The first of several important decisions the United States Supreme Court is expected to make this week was rendered on Monday.
In the decision of Arizona v. United States, the justices rejected most of the state’s 2010 border control law but affirmed the “papers, please” provision. That provision empowers police to investigate the residency status of anyone they stop or arrest and suspect of being undocumented. Both sides of the immigration issue claimed victory.
Officials in some states, including Pennsylvania, see it as a green light to push strict state immigration laws.
Others like Philadelphia Mayor Michael Nutter, president of the U.S. Conference of Mayors, was quoted as saying that, “The justice’s decision demonstrates that we cannot fix our broken immigration system on a state-by-state basis.” How true.
But when you have a federal government that has been lax for so many years in doing anything about the issue of undocumented immigrants, and now have a federal government that says it won’t enforce certain federal laws regarding the subject, one can’t blame the states for running out of patience. Taxpayers are footing the bills and there is no reform in sight.
What about enforcing the only provision upheld by the justices in the Arizona case?

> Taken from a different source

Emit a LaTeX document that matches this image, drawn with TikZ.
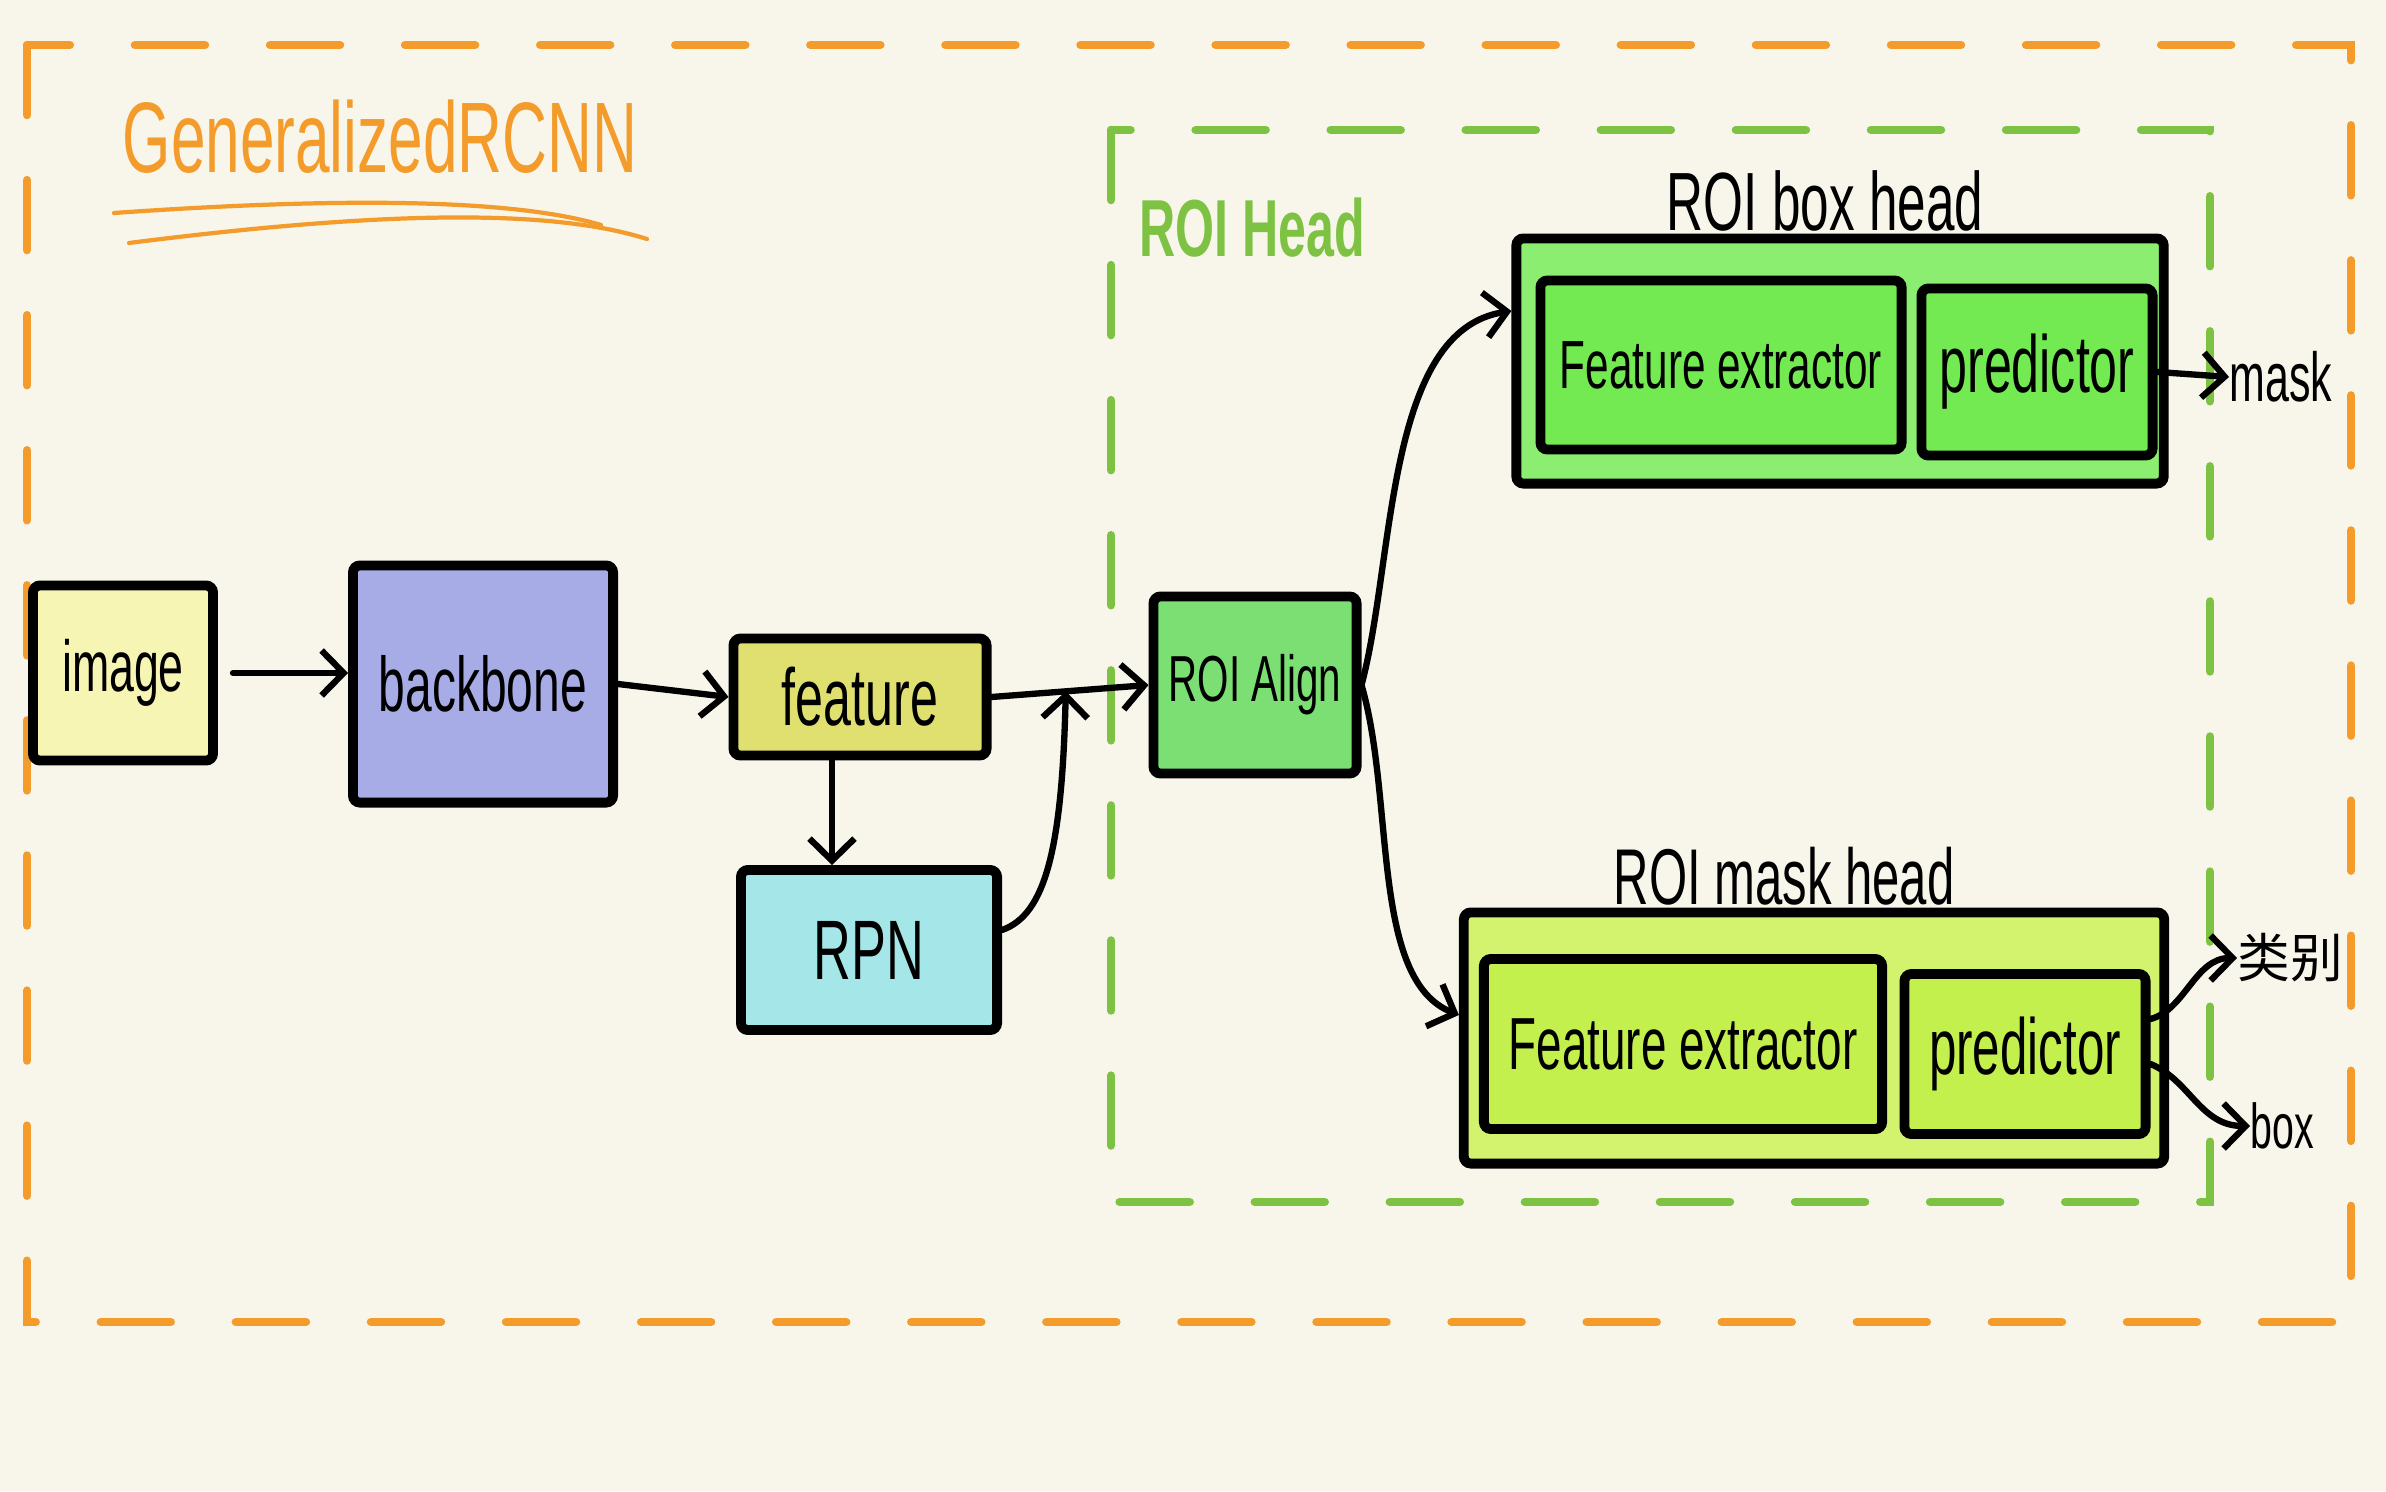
\documentclass[tikz,border=0pt]{standalone}
\usepackage{fontspec}
\setmainfont{Liberation Sans}
\newfontfamily\hand[FakeStretch=0.62]{Liberation Sans}
\newfontfamily\cjk{Noto Sans CJK SC}
\usetikzlibrary{arrows.meta,calc}
\newcommand\hsz[1]{\hand\fontsize{#1}{#1}\selectfont}
\definecolor{bgc}{HTML}{F8F6EA}
\definecolor{orc}{HTML}{F39C2B}
\definecolor{grc}{HTML}{7DC243}
\definecolor{imgc}{HTML}{F6F5B4}
\definecolor{bbc}{HTML}{A8ACE6}
\definecolor{featc}{HTML}{DFE070}
\definecolor{rpnc}{HTML}{A5E7E8}
\definecolor{roic}{HTML}{7BDF74}
\definecolor{bhc}{HTML}{8CEE70}
\definecolor{bhin}{HTML}{74EA52}
\definecolor{mhc}{HTML}{D3F36E}
\definecolor{mhin}{HTML}{C4F04E}
\tikzset{
  box/.style={draw=black, line width=2.8pt, inner sep=0pt, rounded corners=2pt},
  lab/.style={inner sep=0pt, text=black},
  arr/.style={draw=black, line width=1.8pt, line cap=round, -{Straight Barb[length=2.2mm,width=4.5mm,line width=1.8pt]}},
  frame/.style={line width=2.4pt, line cap=round, dash pattern=on 0.7cm off 0.65cm}
}
\begin{document}
\begin{tikzpicture}[x=0.01cm,y=-0.01cm]
\fill[bgc] (0,0) rectangle (2386,1491);
\useasboundingbox (0,0) rectangle (2386,1491);
% frames
\draw[frame, orc] (27,45) rectangle (2351,1322);
\draw[frame, grc] (1111,130) rectangle (2210,1202);
% title
\node[lab, text=orc, font=\hsz{28.5}] (title) at (380,137) {GeneralizedRCNN};
\draw[orc, line width=1.2pt, line cap=round] (114,213) .. controls (300,200) and (500,195) .. (601,225);
\draw[orc, line width=1.2pt, line cap=round] (129,243) .. controls (350,215) and (540,205) .. (647,239);
\node[lab, text=grc, font=\hsz{23}\bfseries] (roihead) at (1252,228) {ROI Head};
% main boxes
\node[box, fill=imgc, minimum width=1.80cm, minimum height=1.75cm, font=\hsz{20.5}] (image) at (123,673) {image};
\node[box, fill=bbc, minimum width=2.60cm, minimum height=2.37cm, font=\hsz{22}] (backbone) at (483,684) {backbone};
\node[box, fill=featc, minimum width=2.53cm, minimum height=1.17cm, font=\hsz{23}] (feature) at (860,697) {feature};
\node[box, fill=rpnc, minimum width=2.56cm, minimum height=1.60cm, font=\hsz{24}] (rpn) at (869,950) {RPN};
\node[box, fill=roic, minimum width=2.03cm, minimum height=1.77cm, font=\hsz{18.5}] (roialign) at (1255,685) {ROI Align};
% box head
\node[box, fill=bhc, minimum width=6.47cm, minimum height=2.45cm] (bhead) at (1840,361) {};
\node[box, fill=bhin, minimum width=3.61cm, minimum height=1.69cm, font=\hsz{19.4}] (bfe) at (1721,365) {Feature extractor};
\node[box, fill=bhin, minimum width=2.31cm, minimum height=1.67cm, font=\hsz{23}] (bpred) at (2037,372) {predictor};
\node[lab, font=\hsz{23.5}] (bhlab) at (1825,201) {ROI box head};
% mask head
\node[box, fill=mhc, minimum width=7.00cm, minimum height=2.51cm] (mhead) at (1814,1038) {};
\node[box, fill=mhin, minimum width=3.98cm, minimum height=1.70cm, font=\hsz{21}] (mfe) at (1683,1044) {Feature extractor};
\node[box, fill=mhin, minimum width=2.41cm, minimum height=1.60cm, font=\hsz{22.6}] (mpred) at (2025,1054) {predictor};
\node[lab, font=\hsz{22.5}] (mhlab) at (1784,876) {ROI mask head};
% outputs
\node[lab, anchor=west, font=\hsz{19.7}] (masklab) at (2229,377) {mask};
\node[lab, anchor=west, font=\cjk\fontsize{15}{15}\selectfont] (cls) at (2237,958) {类别};
\node[lab, anchor=west, font=\hsz{18}] (boxlab) at (2250,1126) {box};
% connectors
\coordinate (join) at ($(feature.east)!0.473!(roialign.west)$);
\draw[arr, shorten <=0.15cm] (image.east) -- (image.east -| backbone.west);
\draw[arr] (backbone.east) -- (feature.west);
\draw[arr] (feature.east) -- (roialign.west);
\draw[arr] ([xshift=-0.28cm]feature.south) -- ([xshift=-0.28cm]feature.south |- rpn.north);
\draw[arr] ([yshift=0.2cm]rpn.east) .. controls (1045,915) and (1062,850) .. (join);
\draw[arr] (roialign.east) .. controls (1395,560) and (1385,330) .. ([yshift=0.5cm]bhead.west);
\draw[arr] (roialign.east) .. controls (1395,800) and (1370,980) .. ([yshift=0.23cm]mhead.west);
\draw[arr] (bpred.east) -- (masklab.west);
\draw[arr] ([yshift=0.35cm]mpred.east) .. controls (2185,1010) and (2195,958) .. (cls.west);
\draw[arr] ([yshift=-0.1cm]mpred.east) .. controls (2190,1080) and (2200,1126) .. (boxlab.west);
\end{tikzpicture}
\end{document}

Shortly after the ruling was released, the Department of Homeland revoked Arizona’s 287(g) program, which allowed state and local police to act as immigration agents,
That means police will now have to call Immigration Control Enforcement (ICE) officers to determine the detainee’s status and that is a process that can take a long time and tie up local law enforcement officers. And, if ICE verifies that a person is here illegally, there’s nothing that police can do about it without federal approval.
According to reports, ICE will respond in three circumstances: when the illegal immigrant is a criminal, a repeat immigration violator or a recent border crosser.

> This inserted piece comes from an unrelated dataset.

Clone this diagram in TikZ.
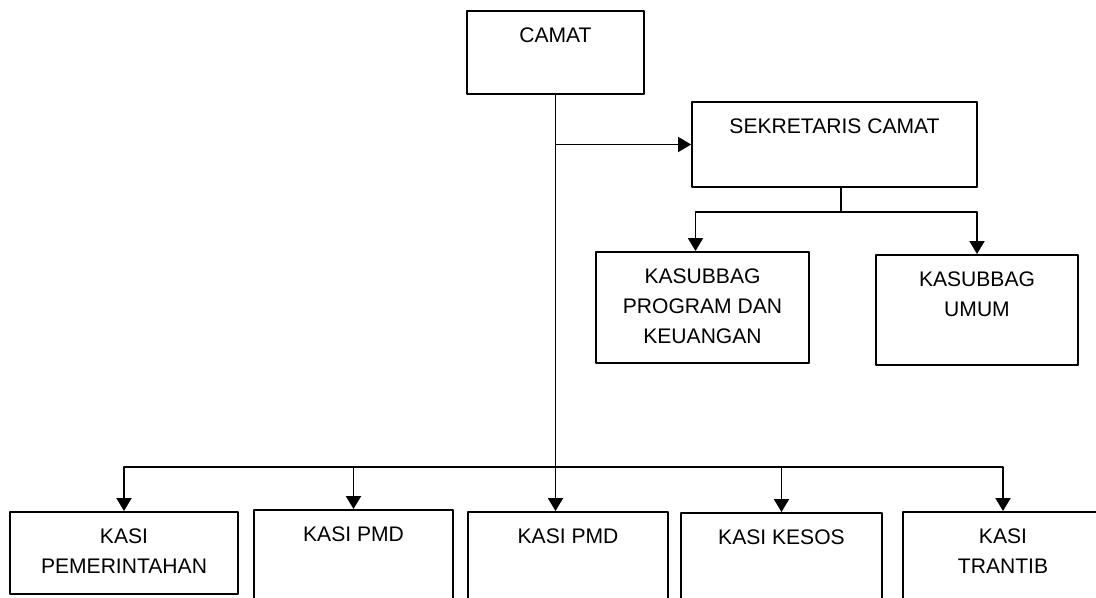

Nobody is going to deport 12 million undocumented immigrants and government officials should not be looking for band aids like President Obama’s recent executive order to stop deporting undocumented immigrants who were brought to the United States as children. It’s a good and noble idea, yet the wrong way to implement a regulation without solving the problem.
Yes, we have federal laws in place that were not enforced for a number of reasons, including the fact that the ICE department was understaffed and under-motivated to uphold them. That barn door was left open long ago and all of the horses are gone.
We need real reform that will provide paths to citizenship for those who desire and deserve it. We need to improve our methods of documentation for immigrants so that we can find and deport those who abuse the courtesies they were extended with visas and other forms of entry, and those who break our laws. Officials also need to look into reforming the Department of Homeland Security and its enforcement arm, ICE.
There is a compromise somewhere among the arguments of our nation’s leaders but they are afraid or unwilling to make the decisions to bring this issue to a satisfactory conclusion. Then they wonder why frustrated state officials take steps to address the problem on their own.
One of our nation’s founding fathers, Benjamin Franklin, believed that compromisers might not make great heroes, but they do make great democracies.
Perhaps our government leaders need to be reminded of this.